Una volta erano una voce statistica. Le decisioni del giudice sportivo facevano il passaggio in mezzo alle notizie importanti. Adesso, pure. Solo che quando vai a leggerle con attenzione, ti accorgi che pure là in mezzo, tra le assegnazioni di stop e “fermi amministrativi”, scorgi qualcosa che con un po’ di attenzione dovrebbe fare rumore. Almeno, qualche domanda.
Lo immagino così, il giudice sportivo, questa entità superiore che se ne sta in chissà quale camera oscura, a fare disfare tra episodi e referti, sommerso di codici e formulari, di appunti e precedenti, trascorrendo il lunedì con le sue sudate carte, cercando di rendere giustizia al pallone delle infrazioni e dei malfattori.

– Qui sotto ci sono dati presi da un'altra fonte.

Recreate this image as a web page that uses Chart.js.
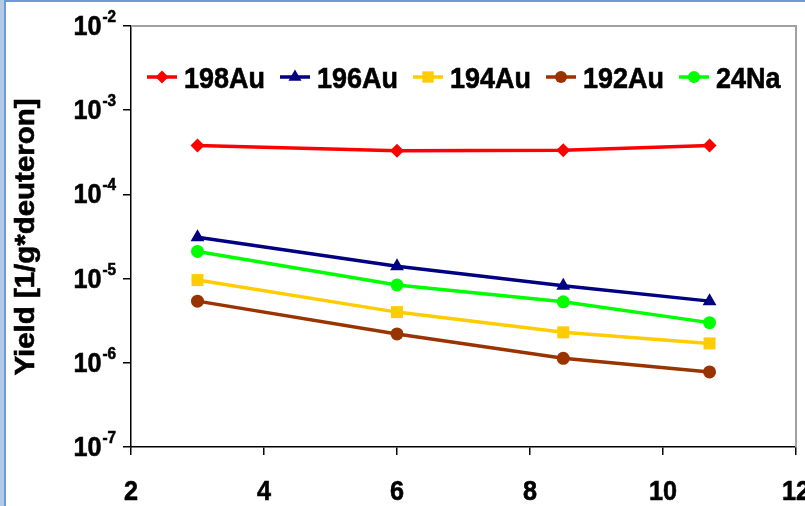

Ha pure un nome, che a volte compare, altre volte no, come se se la sua identità disponesse di alternative di riserva, pronunciabili o impronunciabili a seconda delle occasioni.
E ne tira fuori di sentenze, di moniti e diffide, ma con criteri che non sempre risultano chiari. Se una tifoseria sfodera striscioni violenti a ripetizione, se canta, magari nel suo stadio nuovo di zecca, cori contro “negri” e a favore di vulcani sopiti da mezzo secolo, quella tifoseria sconta la sua simpatia con qualche decina di migliaia di euro, surrogando la colpa della sua "eleganza" alla società della propria squadra (vedere Inter e Juventus). Oppure, se i fattacci avvengono su altri stadi, ad opera di altre tifoserie (o delle stesse), ma sempre con l’intento tanto “costituzionale” del “volemose bene” di romana e papale memoria, l’ammenda sfiora lo stesso ridicolo, con lo stesso prezzario alla mano, che sfoglia le quattro banconote laddove il frastuono dell’offesa fuori moda rimane a lungo, tra le polemiche e le giustificazioni d’ufficio.
Oppure, se intorno allo stadio se le suonano di santa ragione (vedi Cagliari - Milan e molti altri casi), e, pochi anni prima, lo stesso giudice sportivo aveva vietato l’ingresso ai tifosi, in vista di Napoli-Genoa, tifoserie gemellate, a causa del lancio di una bottiglietta di yogurt, vuota.
Poi, sempre tra le sentenze dello stesso giudice sportivo, scopri che ci sono società che prendono le stesse sanzioni perché il cretino di turno punta un laser sugli occhi di un calciatore o dell’arbitro. Il bello, è che la società ha giocato in trasferta. Vedere il Napoli, multato per questo motivo.
Adesso, nessuna paura, ben vengano i provvedimenti per queste azioni da supermarket della stupidaggine, immaginando, poi, la balistica impegnata a visionare le immagini, a dire sì, quel laser è stato prodotto da un tifoso di quella squadra, e quindi, in trasferta, multiamo la società, che, abitualmente, si sa, controlla il servizio d’ordine di tutti gli stadi italiani, non del proprio.
E me la immagino, la lunga notte di studio del giudice sportivo, che tra mille precedenti avrà colto l’essenza della giustizia, facendo della giurisprudenza una macchina da caffè, e nemmeno di quello buono. Razzismo e violenza, reiterate e da lungo tempo, uguali al laser in trasferta. Sia ben chiaro, che valga per tutti, anche se fosse il contrario.
La prossima volta, chissà, un laser illuminerà di verde lo striscione di venti metri con su scritto nessuno sa quale insulto. E allora, in quell’episodio, per il buon giudice sportivo, sarà più facile riunire colpa e sanzione. E si leggerà, con gran piacere, che nel referto diramato alla disciplinare ci sarà scritto, “volemose bene”.